= Uchi–soto =

Japanese word distinguishing in-groups and out-groups

Uchi–soto is the distinction between in-groups (内, uchi) and out-groups (外, soto). This distinction between groups is a fundamental part of Japanese social custom and sociolinguistics and is even directly reflected in the Japanese language itself.

== Concept ==
The basic concept revolves around dividing people into in-groups and out-groups. When speaking with someone from an out-group, the out-group must be honored, and the in-group humbled. That is achieved with special features of the Japanese language, which conjugates verbs based on both tense and politeness. It may also include social concepts such as gift giving or serving. The uchi–soto relationship can lead to someone making great personal sacrifices to honor a visitor or other person in an out-group.

One of the complexities of the uchi–soto relationship lies in the fact that groups are not static; they may overlap and change over time and according to situation.

Uchi–soto groups may be conceptualized as a series of overlapping circles. One's position within the group and relative to other groups depends on the context, situation, and time of life. For example, a person usually has a family, a job, and other groups or organizations to which they belong. Their position within the various groups and in relation to other groups changes according to circumstances at a given moment.

=== Examples ===
A company employee may occupy a superior position within the specific company but a humble one in relation to the company's customers. The same employee may hold a black belt, giving them a superior position within a karate club but may be a beginner at tennis and thus occupy an inferior position in the tennis club.

The workplace is a typical example: the employees below a middle manager are in his in-group and may be spoken to using casual speech. His bosses or even, in large companies, people in other departments, are in an out-group and must be spoken to politely. However, when dealing with someone from another company, the middle manager's entire company is the in-group, and the other company is the out-group. Thus, it is acceptable for the middle manager to speak about his own company, even his bosses, in non-honorific speech. That emphasizes that his company is one group, and although the group may have subdivisions inside of itself, it does not include the other company.

For example, when speaking with subordinates, a manager might omit the honorific -san, but he would be unlikely to do so when addressing his superiors. On the other hand, when dealing with an outsider, essentially any person not directly connected to his company, he omits all honorifics to speak about anyone in the company, including his superiors.

However, when the same manager speaks to a subordinate about the subordinate's family, he refers to the subordinate's family, which is the subordinate's in-group but not his, in polite terms. However, he refers to his own family, which is his in-group but not the subordinate's, in plain language.

Thus, the manager and the subordinate both refer to their own families as kazoku (family) and to the other's family as go-kazoku (honorable family).

In addition to features of the Japanese language, uchi–soto also extends to social actions. For instance, in a Japanese home the most senior family member, usually the father or grandfather, normally takes a bath first; the rest of the family follows in order of seniority.

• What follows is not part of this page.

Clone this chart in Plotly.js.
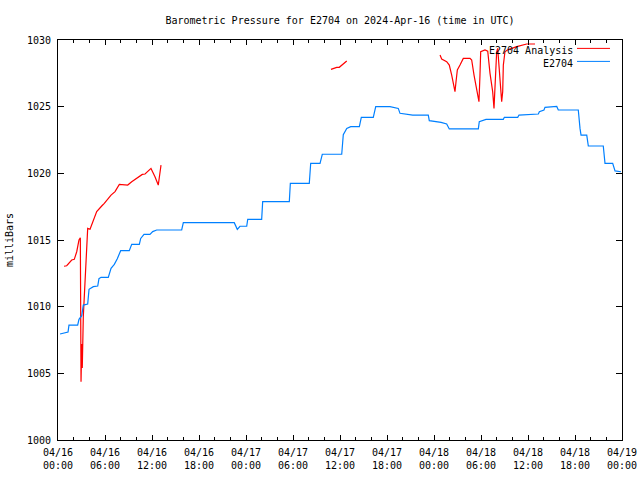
<!DOCTYPE html>
<html>
<head>
<meta charset="utf-8">
<script src="https://cdn.plot.ly/plotly-3.0.1.min.js"></script>
<style>html,body{margin:0;padding:0;background:#fff;}#chart{width:640px;height:480px;}</style>
</head>
<body>
<div id="chart"></div>
<script>
// Hours since 2024-04-16 00:00 UTC
const stationHours = [0.26,1.11,1.28,1.40,2.51,2.68,3.03,3.23,3.79,3.96,4.51,5.07,5.23,5.49,6.42,6.77,7.19,7.57,8.0,9.1,9.41,10.38,10.56,10.98,11.74,12.09,12.6,15.79,16.0,22.5,22.89,23.23,24.09,24.22,26.0,26.13,29.53,29.66,32.08,32.26,33.45,33.74,36.22,36.42,36.64,36.86,37.37,38.47,38.72,40.25,40.56,42.38,43.44,43.66,45.28,47.27,47.40,48.9,49.62,49.95,53.66,53.78,54.64,56.85,56.98,58.69,58.85,61.32,61.45,62.04,62.17,63.67,63.87,66.42,66.64,66.77,67.5,67.7,69.61,69.83,70.81,71.11,71.87];
const stationPressure = [1007.95,1008.07,1008.1,1008.62,1008.62,1009.05,1009.32,1010.12,1010.2,1011.3,1011.5,1011.55,1012.1,1012.2,1012.2,1012.87,1013.17,1013.6,1014.2,1014.2,1014.67,1014.67,1015.12,1015.42,1015.42,1015.63,1015.75,1015.75,1016.3,1016.3,1015.8,1016.03,1016.03,1016.55,1016.55,1017.88,1017.88,1019.25,1019.25,1020.75,1020.75,1021.43,1021.43,1022.9,1023.1,1023.37,1023.5,1023.5,1024.2,1024.2,1025.0,1025.0,1024.87,1024.5,1024.37,1024.37,1023.95,1023.82,1023.7,1023.33,1023.33,1023.88,1024.05,1024.05,1024.2,1024.2,1024.37,1024.45,1024.62,1024.75,1024.95,1025.02,1024.75,1024.75,1023.37,1022.87,1022.87,1022.05,1022.05,1020.75,1020.75,1020.18,1020.12];

const analysisHours = [0.77,1.11,1.75,2.08,2.39,2.68,2.85,2.9,2.94,3.03,3.1,3.23,3.36,3.54,3.66,3.79,4.09,4.3,4.63,4.94,5.58,5.91,6.77,7.28,7.83,8.34,8.9,9.41,10.05,10.76,11.11,11.87,12.38,12.8,12.89,13.02,13.15,
  24.0,
  34.85,35.58,35.91,36.42,36.86,
  42.0,
  48.77,48.98,49.62,49.95,50.26,50.47,50.68,50.81,50.98,51.32,51.74,52.6,52.81,53.11,53.45,53.74,53.87,53.96,54.51,54.86,55.15,55.49,55.66,55.79,56.0,56.13,56.3,56.43,56.64,56.77,56.85,57.06,57.36,58.56,59.83,60.9];
const analysisPressure = [1013.03,1013.07,1013.5,1013.55,1014.12,1015.0,1015.17,1009.87,1004.37,1007.2,1005.4,1009.25,1011.0,1013.0,1015.0,1015.87,1015.8,1016.13,1016.63,1017.13,1017.55,1017.75,1018.37,1018.63,1019.17,1019.17,1019.12,1019.37,1019.62,1019.92,1019.95,1020.37,1019.75,1019.12,1019.5,1020.3,1020.62,
  null,
  1027.8,1027.95,1027.95,1028.25,1028.43,
  null,
  1028.87,1028.57,1028.37,1028.12,1027.37,1026.75,1026.13,1026.87,1027.75,1028.12,1028.62,1028.62,1028.5,1027.37,1026.37,1025.37,1027.37,1029.12,1029.25,1029.17,1027.5,1026.13,1024.87,1026.62,1029.12,1029.37,1028.12,1027.12,1025.37,1026.13,1028.12,1029.12,1029.25,1029.5,1029.7,1029.7];

const tickHours = [0,6,12,18,24,30,36,42,48,54,60,66,72];
const tickLabels = ['04/16<br>00:00','04/16<br>06:00','04/16<br>12:00','04/16<br>18:00','04/17<br>00:00','04/17<br>06:00','04/17<br>12:00','04/17<br>18:00','04/18<br>00:00','04/18<br>06:00','04/18<br>12:00','04/18<br>18:00','04/19<br>00:00'];

const seriesNames = ['E2704 Analysis','E2704'];
const seriesColors = ['#ff0000','#0080ff'];

const FONT = {family:'DejaVu Sans Mono, monospace', size:10, color:'#000'};

const traces = [
  {x: analysisHours, y: analysisPressure, type:'scatter', mode:'lines', name: seriesNames[0], connectgaps:false,
   line:{color: seriesColors[0], width:1.2}, showlegend:false},
  {x: stationHours, y: stationPressure, type:'scatter', mode:'lines', name: seriesNames[1],
   line:{color: seriesColors[1], width:1.2}, showlegend:false}
];

// legend drawn gnuplot-style: text right-aligned, sample line to its right
const legendY = [0.975, 0.9425];
const annotations = seriesNames.map((n,i)=>({
  xref:'paper', yref:'paper', x:0.9167, y:legendY[i], xanchor:'right', yanchor:'middle',
  text:n, showarrow:false, font:FONT
}));
const shapes = seriesNames.map((n,i)=>({
  type:'line', xref:'paper', yref:'paper', x0:0.9202, x1:0.9787, y0:legendY[i]+0.004, y1:legendY[i]+0.004,
  line:{color:seriesColors[i], width:1}
}));

const layout = {
  width:640, height:480,
  margin:{l:58, r:18, t:40, b:40},
  paper_bgcolor:'#fff', plot_bgcolor:'#fff',
  font: FONT,
  title:{text:'Barometric Pressure for E2704 on 2024-Apr-16 (time in UTC)', font:FONT,
         x:0.5, xref:'paper', xanchor:'center', y:0.958, yref:'container', yanchor:'middle'},
  xaxis:{range:[0,72], tickmode:'array', tickvals:tickHours, ticktext:tickLabels,
         showgrid:false, zeroline:false, showline:true, linecolor:'#000', linewidth:1, mirror:'ticks',
         ticks:'inside', ticklen:5, tickcolor:'#000', tickwidth:1, tickfont:FONT, ticklabelstandoff:3,
         minor:{tickmode:'linear', tick0:0, dtick:2, ticks:'inside', ticklen:3, tickcolor:'#000', tickwidth:1, showgrid:false}},
  yaxis:{range:[1000,1030], dtick:5, tick0:1000, showgrid:false, zeroline:false, showline:true,
         linecolor:'#000', linewidth:1, mirror:'ticks', ticks:'inside', ticklen:6, tickcolor:'#000', tickwidth:1,
         tickfont:FONT, ticklabelstandoff:4,
         title:{text:'milliBars', font:FONT, standoff:11}},
  annotations: annotations,
  shapes: shapes,
  showlegend:false
};

Plotly.newPlot('chart', traces, layout, {displayModeBar:false, staticPlot:true});
</script>
</body>
</html>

A visitor to the home, however, is offered the first bath. Similarly, an overnight guest is offered the best sleeping arrangements even if it greatly inconveniences the rest of the family. That case is a difficult point for Westerners in Japan, who have usually been taught to be polite by refusing accommodations that inconvenience others.

==Language examples==

For detailed information, see honorific speech in Japanese.

Japanese honorific language ("keigo") is divided into three forms: polite, humble and respectful. Within these forms are specific words and prefixes.

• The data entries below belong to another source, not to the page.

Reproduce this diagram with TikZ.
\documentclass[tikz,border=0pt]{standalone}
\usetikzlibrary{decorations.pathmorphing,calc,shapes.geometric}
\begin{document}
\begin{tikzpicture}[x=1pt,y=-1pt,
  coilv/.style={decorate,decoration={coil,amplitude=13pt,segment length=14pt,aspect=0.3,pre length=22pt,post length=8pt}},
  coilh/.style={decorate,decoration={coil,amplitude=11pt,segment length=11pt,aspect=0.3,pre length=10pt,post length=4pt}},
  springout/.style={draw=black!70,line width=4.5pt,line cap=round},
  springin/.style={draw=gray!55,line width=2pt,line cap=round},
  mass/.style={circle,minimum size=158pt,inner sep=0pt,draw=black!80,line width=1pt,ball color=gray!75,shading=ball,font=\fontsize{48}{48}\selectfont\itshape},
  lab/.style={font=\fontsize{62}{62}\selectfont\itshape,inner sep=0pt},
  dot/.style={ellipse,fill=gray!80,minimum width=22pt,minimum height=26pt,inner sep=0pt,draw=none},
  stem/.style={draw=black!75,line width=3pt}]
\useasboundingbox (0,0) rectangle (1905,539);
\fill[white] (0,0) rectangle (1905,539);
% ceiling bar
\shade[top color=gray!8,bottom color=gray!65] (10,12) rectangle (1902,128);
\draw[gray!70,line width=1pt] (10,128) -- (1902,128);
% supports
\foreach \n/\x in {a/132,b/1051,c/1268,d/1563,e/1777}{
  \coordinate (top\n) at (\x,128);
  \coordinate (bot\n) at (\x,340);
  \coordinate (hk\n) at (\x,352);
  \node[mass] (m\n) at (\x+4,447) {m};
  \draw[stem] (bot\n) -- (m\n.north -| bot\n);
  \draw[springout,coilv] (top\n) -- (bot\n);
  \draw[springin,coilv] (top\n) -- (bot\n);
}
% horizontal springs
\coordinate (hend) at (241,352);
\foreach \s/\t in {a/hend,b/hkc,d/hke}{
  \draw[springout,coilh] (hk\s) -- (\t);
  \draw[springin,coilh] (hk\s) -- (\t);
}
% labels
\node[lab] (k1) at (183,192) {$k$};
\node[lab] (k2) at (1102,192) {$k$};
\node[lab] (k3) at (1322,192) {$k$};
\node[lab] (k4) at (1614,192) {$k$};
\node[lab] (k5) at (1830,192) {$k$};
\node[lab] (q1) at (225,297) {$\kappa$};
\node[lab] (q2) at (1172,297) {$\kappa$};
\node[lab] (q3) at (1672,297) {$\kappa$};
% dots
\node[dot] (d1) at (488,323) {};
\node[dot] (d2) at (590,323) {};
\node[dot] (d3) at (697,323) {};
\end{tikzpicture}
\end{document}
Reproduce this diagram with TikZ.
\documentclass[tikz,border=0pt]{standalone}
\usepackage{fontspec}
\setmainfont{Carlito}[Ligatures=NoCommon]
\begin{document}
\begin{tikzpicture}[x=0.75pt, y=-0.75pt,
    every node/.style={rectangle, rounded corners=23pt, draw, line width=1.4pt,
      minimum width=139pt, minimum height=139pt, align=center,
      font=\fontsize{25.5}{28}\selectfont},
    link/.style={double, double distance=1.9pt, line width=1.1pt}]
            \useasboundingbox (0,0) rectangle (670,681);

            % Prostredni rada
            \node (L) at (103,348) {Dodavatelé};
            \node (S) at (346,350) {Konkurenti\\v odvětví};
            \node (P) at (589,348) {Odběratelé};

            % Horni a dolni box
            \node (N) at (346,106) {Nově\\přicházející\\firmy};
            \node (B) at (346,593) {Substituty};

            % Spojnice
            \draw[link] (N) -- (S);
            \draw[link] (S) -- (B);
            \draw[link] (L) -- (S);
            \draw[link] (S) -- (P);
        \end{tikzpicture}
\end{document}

For example, the verb "to eat" may be given as follows:

- taberu (plain: "I/we/you/they eat" or "he/she/it eats")
- itadaku (humble, literally "to receive", used to refer to oneself or one's in-group)
- meshiagaru (respectful, used to refer to one's superior)

The noun "a drink" may be given as follows;

- nomimono (one's own drink), or
- o-nomimono (someone else's drink)

Nouns involving the family, the household, or familial relations normally take honorific prefixes when denoting an out-group and not when denoting an in-group.

Some nouns change completely for the same reasons, such as chichi and haha ("my father", "my mother") vs. o-tō-san and o-kā-san ("your father" and "your mother", and they are also used to address one's own parents respectfully).